Below is his comments and my reply for everyone's easy reference:
Originally posted by WeiHan
If we follow value investing strategy, we don't really bother that much about where economy is going. If the stock you are holding doesn't look that undervalue anymore after a large surge in price, then reduce your holding. That is what warren Buffett will do. Just invest on the basis that your investment has a large margin of safety.
My comments:
Many years ago I used to think the way you think right now. I no longer do.
Do you know that DBS's share price dropped to $10 all the way from $28 at market peak in year 2000? If someone had bought DBS at $25 and held all the way from year 2000 to now, he might still be losing money (DBS is about $22.80 now)
If someone had sold his DBS shares when it was above $20 and bought back when it dropped to say $13, would that make a BIG difference in his returns?
Warren Buffett becos of his BIG position, cannot get in and out of the market the way retail investors like us CAN.

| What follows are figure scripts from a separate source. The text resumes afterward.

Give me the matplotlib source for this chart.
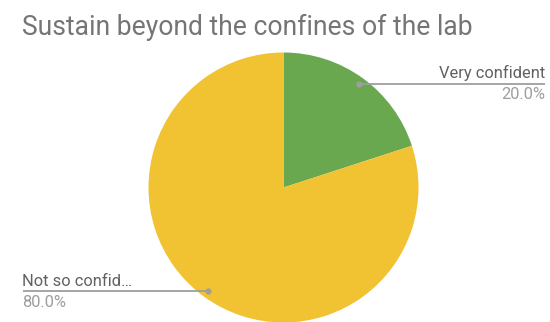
import numpy as np
import matplotlib
matplotlib.use("Agg")
import matplotlib.pyplot as plt

# Survey answers and their shares
labels = ["Very confident", "Not so confid…"]
values = [20.0, 80.0]
colors = ["#6aa84f", "#f1c232"]
title = "Sustain beyond the confines of the lab"

W, H = 550, 322
fig = plt.figure(figsize=(W / 100, H / 100), dpi=100)
ax = fig.add_axes([0, 0, 1, 1])

cx, cy, r = 283.5, H - 187.5, 135
wedges, _ = ax.pie(values, colors=colors, startangle=90, counterclock=False,
                   center=(cx, cy), radius=r, frame=True,
                   wedgeprops=dict(linewidth=0))
ax.set_xlim(0, W)
ax.set_ylim(0, H)
ax.set_aspect("equal")
ax.axis("off")

font = "Roboto"
ax.text(21.5, H - 35, title, fontsize=19.1, color="#757575", family=font,
        ha="left", va="baseline")

line_col = "#9e9e9e"
for w, lab, v in zip(wedges, labels, values):
    mid = np.deg2rad((w.theta1 + w.theta2) / 2)
    px = cx + 0.95 * r * np.cos(mid)
    py = cy + 0.95 * r * np.sin(mid)
    if np.cos(mid) >= 0:
        x_end, ha = 545, "right"
    else:
        x_end, ha = 22.5, "left"
    ax.plot([px, x_end], [py, py], color=line_col, lw=1.3, solid_capstyle="butt")
    ax.plot([px], [py], "o", ms=4.5, color=line_col, mec="none")
    ax.text(x_end, py + 5.5, lab, fontsize=11.9, color="#616161", family=font,
            ha=ha, va="baseline")
    ax.text(x_end, py - 15.5, f"{v:.1f}%", fontsize=11.9, color="#9e9e9e",
            family=font, ha=ha, va="baseline")

fig.savefig("out.png", dpi=100, facecolor="white")
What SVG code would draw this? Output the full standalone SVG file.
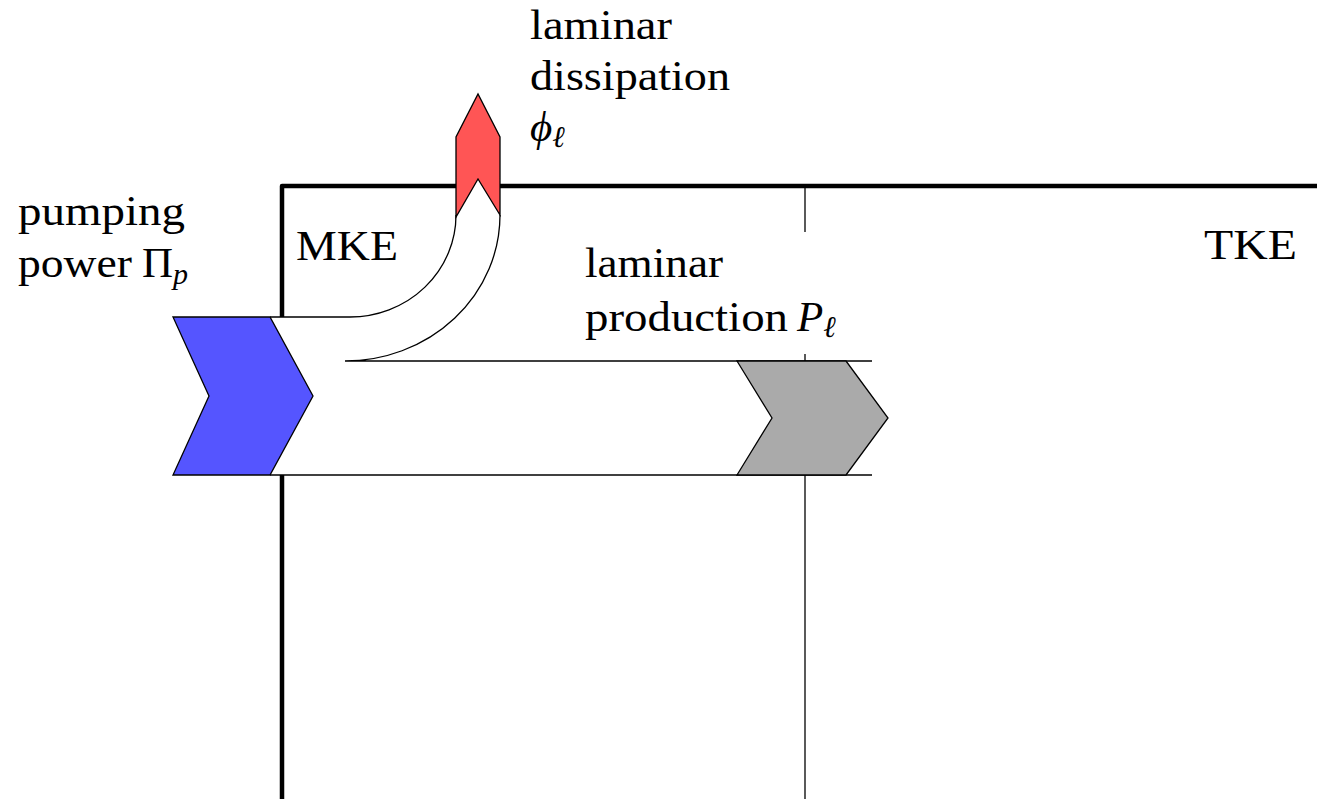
<svg xmlns="http://www.w3.org/2000/svg" width="1317" height="799" viewBox="0 0 1317 799">
<style>
text{font-family:'Liberation Serif','DejaVu Serif','Noto Serif','Times New Roman',Times,serif;font-size:43px;fill:#000}
.i{font-style:italic}
.sub{font-size:30px;font-style:italic}
.thick{fill:none;stroke:#000;stroke-width:4.5;stroke-linejoin:round}
.thin{fill:none;stroke:#000;stroke-width:1.3}
.arrow{stroke:#000;stroke-width:1.3;stroke-linejoin:miter}
</style>
<rect width="1317" height="799" fill="#fff"/>
<g id="frame">
<path class="thick" d="M282,799 V186 H1317"/>
<line class="thin" x1="805" y1="186" x2="805" y2="799"/>
</g>
<g id="connectors">
<path d="M270,317 H350 A106,102 0 0 0 456,215 L478,179 L500,215 A155,146 0 0 1 345,361 H872 V475 H270 Z" fill="#fff" stroke="none"/>
<path class="thin" d="M270,317 H350 A106,102 0 0 0 456,215"/>
<path class="thin" d="M500,215 A155,146 0 0 1 345,361 H872"/>
<line class="thin" x1="270" y1="475" x2="872" y2="475"/>
</g>
<g id="pumping">
<polygon class="arrow" fill="#5555ff" points="173,317 270,317 313,396 270,475 173,475 209,396"/>
<text font-family="Liberation Serif, serif" x="18" y="225" textLength="167" lengthAdjust="spacingAndGlyphs">pumping</text>
<text font-family="Liberation Serif, serif" x="18" y="277"><tspan textLength="114" lengthAdjust="spacingAndGlyphs">power</tspan><tspan x="142">Π</tspan><tspan class="sub" dy="7">p</tspan></text>
</g>
<g id="dissipation">
<polygon class="arrow" fill="#ff5555" points="456,217 456,137 478,94 500,137 500,215 478,179"/>
<text font-family="Liberation Serif, serif" x="530" y="39" textLength="142" lengthAdjust="spacingAndGlyphs">laminar</text>
<text font-family="Liberation Serif, serif" x="530" y="90" textLength="200" lengthAdjust="spacingAndGlyphs">dissipation</text>
<text font-family="Liberation Serif, serif" x="530" y="141"><tspan class="i">ϕ</tspan><tspan class="sub" dy="6">ℓ</tspan></text>
</g>
<g id="production">
<polygon class="arrow" fill="#aaaaaa" points="737,361 846,361 888,418 846,475 737,475 772,418"/>
<rect x="575" y="232" width="290" height="122" fill="#fff"/>
<text font-family="Liberation Serif, serif" x="585" y="277" textLength="138" lengthAdjust="spacingAndGlyphs">laminar</text>
<text font-family="Liberation Serif, serif" x="585" y="331"><tspan textLength="203" lengthAdjust="spacingAndGlyphs">production</tspan><tspan class="i" x="797">P</tspan><tspan class="sub" dy="6">ℓ</tspan></text>
</g>
<g id="mke">
<text font-family="Liberation Serif, serif" x="296" y="260" textLength="102" lengthAdjust="spacingAndGlyphs">MKE</text>
</g>
<g id="tke">
<text font-family="Liberation Serif, serif" x="1204" y="259" textLength="93" lengthAdjust="spacingAndGlyphs">TKE</text>
</g>
</svg>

That's one advantage a retail investor like us have OVER Warren Buffett. If we don't make use of the advantage we have, we're actually shortchanging ourselves.
Like I said, in the past few years, I observe and learn from the rich what they do. One of the person I observe and learn is Mr Oei Hong Leong. He does not just hold and hold stocks. He also hold some cash as opportunity fund. That's how he can easily go into the market to bail out Citiraya and get the shares at 0.18 CENTS! I had a 15 mins chat with him at one of the pulic talks he gave, I have to say I learned quite a lot in that 15 mins itself!
If Mr Oei is fully invested, he would have missed all such opportunities.
You can have a different opinion.
We gain/lose the most from our opinion if we put our money where our mouths are.